Discussing writing as a form of resistance, Gurnah argued that writing resists the often state-sponsored encouragement to forget what has led to the present, the compulsion toward distortion, distraction, or neglect. But in addition to using the pen to fight tyrants, he argued that writing is also “about the ordinary mundane business of keeping alive what is important, which is about how people imagine themselves, and how they see and describe the world they live in.”
The nostalgia for one’s place of origin has animated Gurnah’s ten novels and numerous essays and short stories. Gurnah noted other writers from the Global South who have returned to their homelands in their writing long after they have left, including Edward Said, Nuruddin Farah, Kamau Brathwaite, Derek Walcott, Wilson Harris, and Jean Rhys. He asked his listeners, “So what is it about place that has this incredible grip on the writer’s imagination? What is it that makes it so difficult to give up the force of its memory?”
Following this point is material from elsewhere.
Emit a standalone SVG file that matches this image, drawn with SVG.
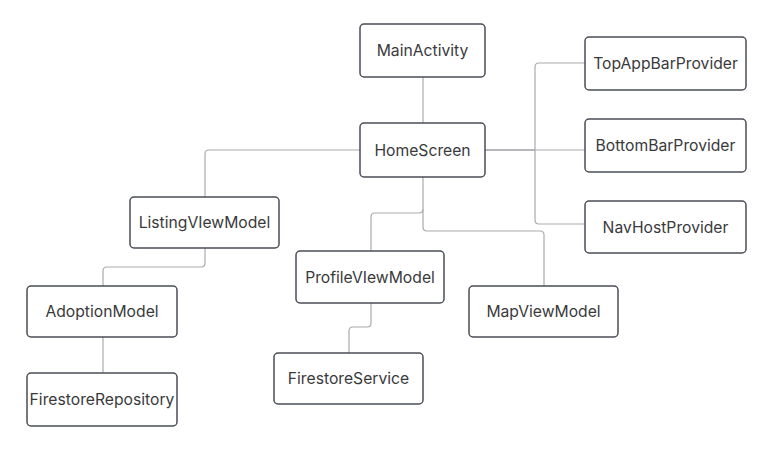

Gurnah attributed this attachment to “unredeemed injustice, an unappeased longing, where, to abandon an obligation to place and people seems like treachery.” However painful or ineffectual the act of writing memory might seem, he concluded, “the impulse to do so is unavoidable because to do otherwise—to forget—would seem like self-indulgent neglect.”
After the lecture, Gurnah mingled with students, faculty, staff, and members of the community in a reception at Yale’s Beinecke Rare Book & Manuscript Library.